[Start]

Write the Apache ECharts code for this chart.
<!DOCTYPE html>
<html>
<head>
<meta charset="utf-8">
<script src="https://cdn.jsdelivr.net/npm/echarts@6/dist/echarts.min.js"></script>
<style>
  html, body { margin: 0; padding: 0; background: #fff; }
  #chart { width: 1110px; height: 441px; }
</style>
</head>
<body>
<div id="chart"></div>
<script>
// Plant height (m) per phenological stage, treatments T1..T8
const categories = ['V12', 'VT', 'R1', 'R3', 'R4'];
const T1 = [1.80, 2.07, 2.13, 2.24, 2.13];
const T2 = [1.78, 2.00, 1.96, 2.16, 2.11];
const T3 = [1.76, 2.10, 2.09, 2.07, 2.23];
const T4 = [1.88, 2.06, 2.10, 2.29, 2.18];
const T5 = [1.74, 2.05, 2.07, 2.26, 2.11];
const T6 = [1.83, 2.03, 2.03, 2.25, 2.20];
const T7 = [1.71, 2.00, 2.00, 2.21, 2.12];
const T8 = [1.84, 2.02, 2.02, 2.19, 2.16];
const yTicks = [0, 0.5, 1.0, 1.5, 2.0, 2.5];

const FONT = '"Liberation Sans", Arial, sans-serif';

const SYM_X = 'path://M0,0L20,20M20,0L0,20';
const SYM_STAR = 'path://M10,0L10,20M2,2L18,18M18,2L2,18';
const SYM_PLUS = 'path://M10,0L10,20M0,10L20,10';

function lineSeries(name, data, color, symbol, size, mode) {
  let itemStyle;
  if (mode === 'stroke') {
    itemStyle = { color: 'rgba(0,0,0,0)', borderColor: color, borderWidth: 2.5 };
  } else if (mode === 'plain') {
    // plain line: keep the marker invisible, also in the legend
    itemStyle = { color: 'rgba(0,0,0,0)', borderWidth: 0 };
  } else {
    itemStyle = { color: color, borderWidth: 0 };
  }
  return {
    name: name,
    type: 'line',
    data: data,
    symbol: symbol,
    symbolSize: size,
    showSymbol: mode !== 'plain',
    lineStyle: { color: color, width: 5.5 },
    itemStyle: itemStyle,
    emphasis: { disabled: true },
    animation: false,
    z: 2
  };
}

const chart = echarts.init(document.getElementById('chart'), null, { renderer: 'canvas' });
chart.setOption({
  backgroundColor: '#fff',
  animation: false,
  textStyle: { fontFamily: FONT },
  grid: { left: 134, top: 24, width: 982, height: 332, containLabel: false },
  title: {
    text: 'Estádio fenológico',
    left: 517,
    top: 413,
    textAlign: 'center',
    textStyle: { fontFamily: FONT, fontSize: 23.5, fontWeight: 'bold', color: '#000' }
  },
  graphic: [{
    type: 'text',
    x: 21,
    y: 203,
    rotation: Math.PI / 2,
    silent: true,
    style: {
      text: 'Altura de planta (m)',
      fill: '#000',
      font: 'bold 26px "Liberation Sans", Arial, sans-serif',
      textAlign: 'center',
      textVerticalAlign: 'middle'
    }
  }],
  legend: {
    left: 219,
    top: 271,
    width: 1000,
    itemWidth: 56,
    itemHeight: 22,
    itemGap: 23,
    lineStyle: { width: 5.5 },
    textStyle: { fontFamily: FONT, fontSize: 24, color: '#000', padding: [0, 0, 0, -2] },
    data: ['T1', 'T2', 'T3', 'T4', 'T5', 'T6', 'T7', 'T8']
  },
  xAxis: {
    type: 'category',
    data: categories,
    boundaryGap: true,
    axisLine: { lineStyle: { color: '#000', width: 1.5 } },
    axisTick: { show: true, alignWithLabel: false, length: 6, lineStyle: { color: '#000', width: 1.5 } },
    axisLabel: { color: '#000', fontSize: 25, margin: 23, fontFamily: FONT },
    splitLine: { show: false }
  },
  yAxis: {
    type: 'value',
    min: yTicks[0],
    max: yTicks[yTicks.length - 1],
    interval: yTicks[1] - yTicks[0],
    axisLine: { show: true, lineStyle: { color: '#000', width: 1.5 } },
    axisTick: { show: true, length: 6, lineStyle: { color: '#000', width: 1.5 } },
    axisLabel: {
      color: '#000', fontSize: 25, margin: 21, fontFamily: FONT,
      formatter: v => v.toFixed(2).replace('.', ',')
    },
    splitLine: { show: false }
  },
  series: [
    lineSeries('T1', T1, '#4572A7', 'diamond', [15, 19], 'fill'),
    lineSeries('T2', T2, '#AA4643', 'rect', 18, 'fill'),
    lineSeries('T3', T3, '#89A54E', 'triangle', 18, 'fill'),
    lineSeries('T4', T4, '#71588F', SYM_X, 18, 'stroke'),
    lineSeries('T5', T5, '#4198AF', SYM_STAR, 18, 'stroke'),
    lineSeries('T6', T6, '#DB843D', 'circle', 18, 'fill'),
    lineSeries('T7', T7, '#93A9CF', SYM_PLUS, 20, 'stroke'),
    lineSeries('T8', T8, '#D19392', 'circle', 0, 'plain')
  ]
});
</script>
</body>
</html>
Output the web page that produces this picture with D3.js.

[End]

WORK TO COMPLETE: Without leaving anything out, quote all the data.

RESULT:
Write the Apache ECharts code for this chart.
<!DOCTYPE html>
<html>
<head>
<meta charset="utf-8">
<script src="https://cdn.jsdelivr.net/npm/echarts@6/dist/echarts.min.js"></script>
<style>
  html, body { margin: 0; padding: 0; background: #fff; }
  #chart { width: 1110px; height: 441px; }
</style>
</head>
<body>
<div id="chart"></div>
<script>
// Plant height (m) per phenological stage, treatments T1..T8
const categories = ['V12', 'VT', 'R1', 'R3', 'R4'];
const T1 = [1.80, 2.07, 2.13, 2.24, 2.13];
const T2 = [1.78, 2.00, 1.96, 2.16, 2.11];
const T3 = [1.76, 2.10, 2.09, 2.07, 2.23];
const T4 = [1.88, 2.06, 2.10, 2.29, 2.18];
const T5 = [1.74, 2.05, 2.07, 2.26, 2.11];
const T6 = [1.83, 2.03, 2.03, 2.25, 2.20];
const T7 = [1.71, 2.00, 2.00, 2.21, 2.12];
const T8 = [1.84, 2.02, 2.02, 2.19, 2.16];
const yTicks = [0, 0.5, 1.0, 1.5, 2.0, 2.5];

const FONT = '"Liberation Sans", Arial, sans-serif';

const SYM_X = 'path://M0,0L20,20M20,0L0,20';
const SYM_STAR = 'path://M10,0L10,20M2,2L18,18M18,2L2,18';
const SYM_PLUS = 'path://M10,0L10,20M0,10L20,10';

function lineSeries(name, data, color, symbol, size, mode) {
  let itemStyle;
  if (mode === 'stroke') {
    itemStyle = { color: 'rgba(0,0,0,0)', borderColor: color, borderWidth: 2.5 };
  } else if (mode === 'plain') {
    // plain line: keep the marker invisible, also in the legend
    itemStyle = { color: 'rgba(0,0,0,0)', borderWidth: 0 };
  } else {
    itemStyle = { color: color, borderWidth: 0 };
  }
  return {
    name: name,
    type: 'line',
    data: data,
    symbol: symbol,
    symbolSize: size,
    showSymbol: mode !== 'plain',
    lineStyle: { color: color, width: 5.5 },
    itemStyle: itemStyle,
    emphasis: { disabled: true },
    animation: false,
    z: 2
  };
}

const chart = echarts.init(document.getElementById('chart'), null, { renderer: 'canvas' });
chart.setOption({
  backgroundColor: '#fff',
  animation: false,
  textStyle: { fontFamily: FONT },
  grid: { left: 134, top: 24, width: 982, height: 332, containLabel: false },
  title: {
    text: 'Estádio fenológico',
    left: 517,
    top: 413,
    textAlign: 'center',
    textStyle: { fontFamily: FONT, fontSize: 23.5, fontWeight: 'bold', color: '#000' }
  },
  graphic: [{
    type: 'text',
    x: 21,
    y: 203,
    rotation: Math.PI / 2,
    silent: true,
    style: {
      text: 'Altura de planta (m)',
      fill: '#000',
      font: 'bold 26px "Liberation Sans", Arial, sans-serif',
      textAlign: 'center',
      textVerticalAlign: 'middle'
    }
  }],
  legend: {
    left: 219,
    top: 271,
    width: 1000,
    itemWidth: 56,
    itemHeight: 22,
    itemGap: 23,
    lineStyle: { width: 5.5 },
    textStyle: { fontFamily: FONT, fontSize: 24, color: '#000', padding: [0, 0, 0, -2] },
    data: ['T1', 'T2', 'T3', 'T4', 'T5', 'T6', 'T7', 'T8']
  },
  xAxis: {
    type: 'category',
    data: categories,
    boundaryGap: true,
    axisLine: { lineStyle: { color: '#000', width: 1.5 } },
    axisTick: { show: true, alignWithLabel: false, length: 6, lineStyle: { color: '#000', width: 1.5 } },
    axisLabel: { color: '#000', fontSize: 25, margin: 23, fontFamily: FONT },
    splitLine: { show: false }
  },
  yAxis: {
    type: 'value',
    min: yTicks[0],
    max: yTicks[yTicks.length - 1],
    interval: yTicks[1] - yTicks[0],
    axisLine: { show: true, lineStyle: { color: '#000', width: 1.5 } },
    axisTick: { show: true, length: 6, lineStyle: { color: '#000', width: 1.5 } },
    axisLabel: {
      color: '#000', fontSize: 25, margin: 21, fontFamily: FONT,
      formatter: v => v.toFixed(2).replace('.', ',')
    },
    splitLine: { show: false }
  },
  series: [
    lineSeries('T1', T1, '#4572A7', 'diamond', [15, 19], 'fill'),
    lineSeries('T2', T2, '#AA4643', 'rect', 18, 'fill'),
    lineSeries('T3', T3, '#89A54E', 'triangle', 18, 'fill'),
    lineSeries('T4', T4, '#71588F', SYM_X, 18, 'stroke'),
    lineSeries('T5', T5, '#4198AF', SYM_STAR, 18, 'stroke'),
    lineSeries('T6', T6, '#DB843D', 'circle', 18, 'fill'),
    lineSeries('T7', T7, '#93A9CF', SYM_PLUS, 20, 'stroke'),
    lineSeries('T8', T8, '#D19392', 'circle', 0, 'plain')
  ]
});
</script>
</body>
</html>
Output the web page that produces this picture with D3.js.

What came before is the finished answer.